Why can't I access a pointer to pointer for a stack array?
test is an array, not a pointer, and &test is a pointer to the array. It is not a pointer to a pointer.
You may have been told that an array is a pointer, but this is incorrect. The name of an array is a name of the entire object—all the elements. It is not a pointer to the first element. In most expressions, an array is automatically converted to a pointer to its first element. That is a convenience that is often useful. But there are three exceptions to this rule:
- The array is the operand of
sizeof. - The array is the operand of
&. - The array is a string literal used to initialize an array.
In &test, the array is the operand of &, so the automatic conversion does not occur. The result of &test is a pointer to an array of 256 char, which has type char (*)[256], not char **.
To get a pointer to a pointer to char from test, you would first need to make a pointer to char. For example:
char *p = test; // Automatic conversion of test to &test[0] occurs.
printchar(&p); // Passes a pointer to a pointer to char.
Another way to think about this is to realize that test names the entire object—the whole array of 256 char. It does not name a pointer, so, in &test, there is no pointer whose address can be taken, so this cannot produce a char **. In order to create a char **, you must first have a char *.
Because test is not a pointer.
&test gets you a pointer to the array, of type char (*)[256], which is not compatible with char** (because an array is not a pointer).
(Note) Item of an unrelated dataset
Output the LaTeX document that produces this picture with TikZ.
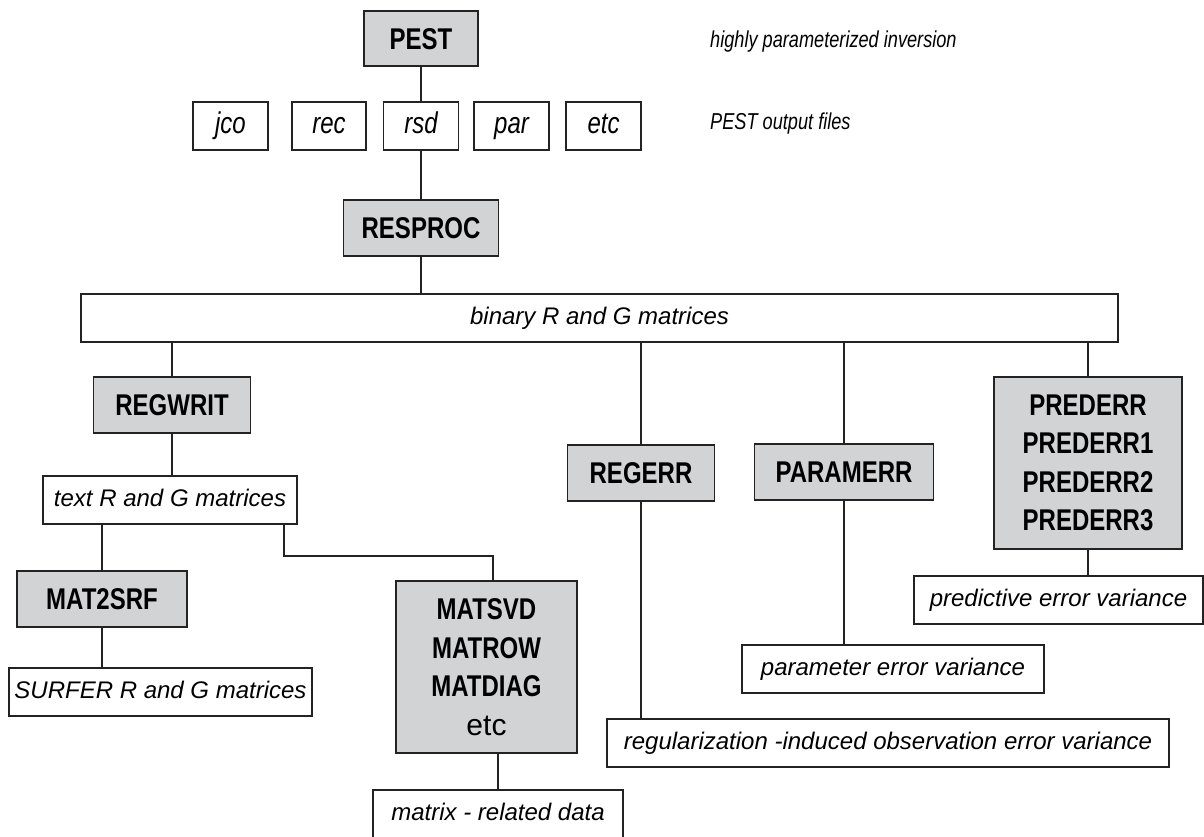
\documentclass[tikz,border=0pt]{standalone}
\usepackage{fontspec}
\setmainfont{Liberation Sans}
\newfontfamily\cnfont{Liberation Sans}[FakeStretch=0.8]
\newfontfamily\filefont{Liberation Sans}[FakeStretch=0.8]
\newfontfamily\notefont{Liberation Sans}[FakeStretch=0.79]
\definecolor{boxgray}{RGB}{210,211,213}
\definecolor{edgec}{RGB}{35,35,35}
\begin{document}
\begin{tikzpicture}[x=1pt,y=-1pt,
  base/.style={draw=edgec,line width=1.8pt,inner sep=0pt,align=center,anchor=center},
  gboxm/.style={base,fill=boxgray,font=\cnfont\bfseries\fontsize{30}{38.5}\selectfont},
  gbox/.style={gboxm,text height=21pt,text depth=0pt},
  wbox/.style={base,fill=white,font=\itshape\fontsize{24}{28}\selectfont,text height=17pt,text depth=5pt},
  fbox/.style={base,fill=white,font=\filefont\itshape\fontsize{30}{32}\selectfont,minimum width=75pt,minimum height=48pt,text height=21pt,text depth=6pt},
  note/.style={inner sep=0pt,anchor=west,font=\notefont\itshape\fontsize{23}{26}\selectfont,text height=16pt,text depth=5pt},
  conn/.style={draw=edgec,line width=1.8pt}]
\useasboundingbox (0,0) rectangle (1204,836);
% nodes
\node[gbox,minimum width=114pt,minimum height=55pt] (pest) at (421,38.5) {PEST};
\node[fbox] (jco) at (230.5,126) {jco};
\node[fbox,minimum width=74pt] (rec) at (329,126) {rec};
\node[fbox] (rsd) at (421,126) {rsd};
\node[fbox] (par) at (511.5,126) {par};
\node[fbox] (etcf) at (603.5,126) {etc};
\node[note] (n1) at (710,42) {highly parameterized inversion};
\node[note] (n2) at (710,124) {PEST output files};
\node[gbox,minimum width=155pt,minimum height=56pt] (resproc) at (421,228) {RESPROC};
\node[wbox,minimum width=1037pt,minimum height=48pt] (binary) at (599.5,318) {binary R and G matrices};
\node[gbox,minimum width=157pt,minimum height=56pt] (regwrit) at (172,405) {REGWRIT};
\node[wbox,minimum width=254pt,minimum height=48pt] (textR) at (170,500) {text R and G matrices};
\node[gbox,minimum width=170pt,minimum height=56pt] (mat2srf) at (102,599) {MAT2SRF};
\node[wbox,minimum width=303pt,minimum height=48pt] (surfer) at (160.5,692) {SURFER R and G matrices};
\node[gboxm,minimum width=181pt,minimum height=172pt] (matsvd) at (486.5,667) {MATSVD\\MATROW\\MATDIAG\\{\mdseries\fontspec{Liberation Sans}etc}};
\node[wbox,minimum width=250pt,minimum height=48pt] (matrix) at (498,814) {matrix - related data};
\node[gbox,minimum width=147pt,minimum height=56pt] (regerr) at (641,473) {REGERR};
\node[wbox,minimum width=562pt,minimum height=48pt] (regul) at (888,743) {regularization -induced observation error variance};
\node[gbox,minimum width=179pt,minimum height=56pt] (paramerr) at (844,472) {PARAMERR};
\node[wbox,minimum width=302pt,minimum height=48pt] (param) at (893,669) {parameter error variance};
\node[gboxm,minimum width=188pt,minimum height=172pt] (prederr) at (1088,463) {PREDERR\\PREDERR1\\PREDERR2\\PREDERR3};
\node[wbox,minimum width=289pt,minimum height=48pt] (predict) at (1058.5,600) {predictive error variance};
% connectors
\draw[conn] (rsd.north) -- (rsd.north |- pest.south);
\draw[conn] (rsd.south) -- (rsd.south |- resproc.north);
\draw[conn] (resproc.south) -- (resproc.south |- binary.north);
\draw[conn] (regwrit.north) -- (regwrit.north |- binary.south);
\draw[conn] (regwrit.south) -- (regwrit.south |- textR.north);
\draw[conn] (mat2srf.north) -- (mat2srf.north |- textR.south);
\draw[conn] (mat2srf.south) -- (mat2srf.south |- surfer.north);
\draw[conn] ([xshift=114pt]textR.south) |- ++(0,31) -| ([xshift=6.5pt]matsvd.north);
\draw[conn] ([xshift=11.5pt]matsvd.south) -- ([xshift=11.5pt]matsvd.south |- matrix.north);
\draw[conn] (regerr.north) -- (regerr.north |- binary.south);
\draw[conn] (regerr.south) -- (regerr.south |- regul.north);
\draw[conn] (paramerr.north) -- (paramerr.north |- binary.south);
\draw[conn] (paramerr.south) -- (paramerr.south |- param.north);
\draw[conn] (prederr.north) -- (prederr.north |- binary.south);
\draw[conn] (prederr.south) -- (prederr.south |- predict.north);
\end{tikzpicture}
\end{document}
This results in undefined behavior.
The type of test2 is char *. So, the type of &test2 will be char ** which is compatible with the type of parameter x of printchar().
The type of test is char [256]. So, the type of &test will be char (*)[256] which is not compatible with the type of parameter x of printchar().
Let me show you the difference in terms of addresses of test and test2.
#include <stdio.h>
#include <stdlib.h>
static void printchar(char **x)
{
printf("x = %p\n", (void*)x);
printf("*x = %p\n", (void*)(*x));
printf("Test: %c\n", (*x)[0]);
}
int main(int argc, char *argv[])
{
char test[256];
char *test2 = malloc(256);
test[0] = 'B';
test2[0] = 'A';
printf ("test2 : %p\n", (void*)test2);
printf ("&test2 : %p\n", (void*)&test2);
printf ("&test2[0] : %p\n", (void*)&test2[0]);
printchar(&test2); // works
printf ("\n");
printf ("test : %p\n", (void*)test);
printf ("&test : %p\n", (void*)&test);
printf ("&test[0] : %p\n", (void*)&test[0]);
// Commenting below statement
//printchar((char **) &test); // crashes because *x in printchar() has an invalid pointer
free(test2);
return 0;
}
Output:
$ ./a.out
test2 : 0x7fe974c02970
&test2 : 0x7ffee82eb9e8
&test2[0] : 0x7fe974c02970
x = 0x7ffee82eb9e8
*x = 0x7fe974c02970
Test: A
test : 0x7ffee82eba00
&test : 0x7ffee82eba00
&test[0] : 0x7ffee82eba00
Point to note here:
The output (memory address) of test2 and &test2[0] is numerically same and their type is also same which is char *.
But the test2 and &test2 are different addresses and their type is also different.
The type of test2 is char *.
The type of &test2 is char **.
x = &test2
*x = test2
(*x)[0] = test2[0]
The output (memory address) of test, &test and &test[0] is numerically same but their type is different.
The type of test is char [256].
The type of &test is char (*) [256].
The type of &test[0] is char *.
As the output shows &test is same as &test[0].
x = &test[0]
*x = test[0] //first element of test array which is 'B'
(*x)[0] = ('B')[0] // Not a valid statement
Hence you are getting segmentation fault.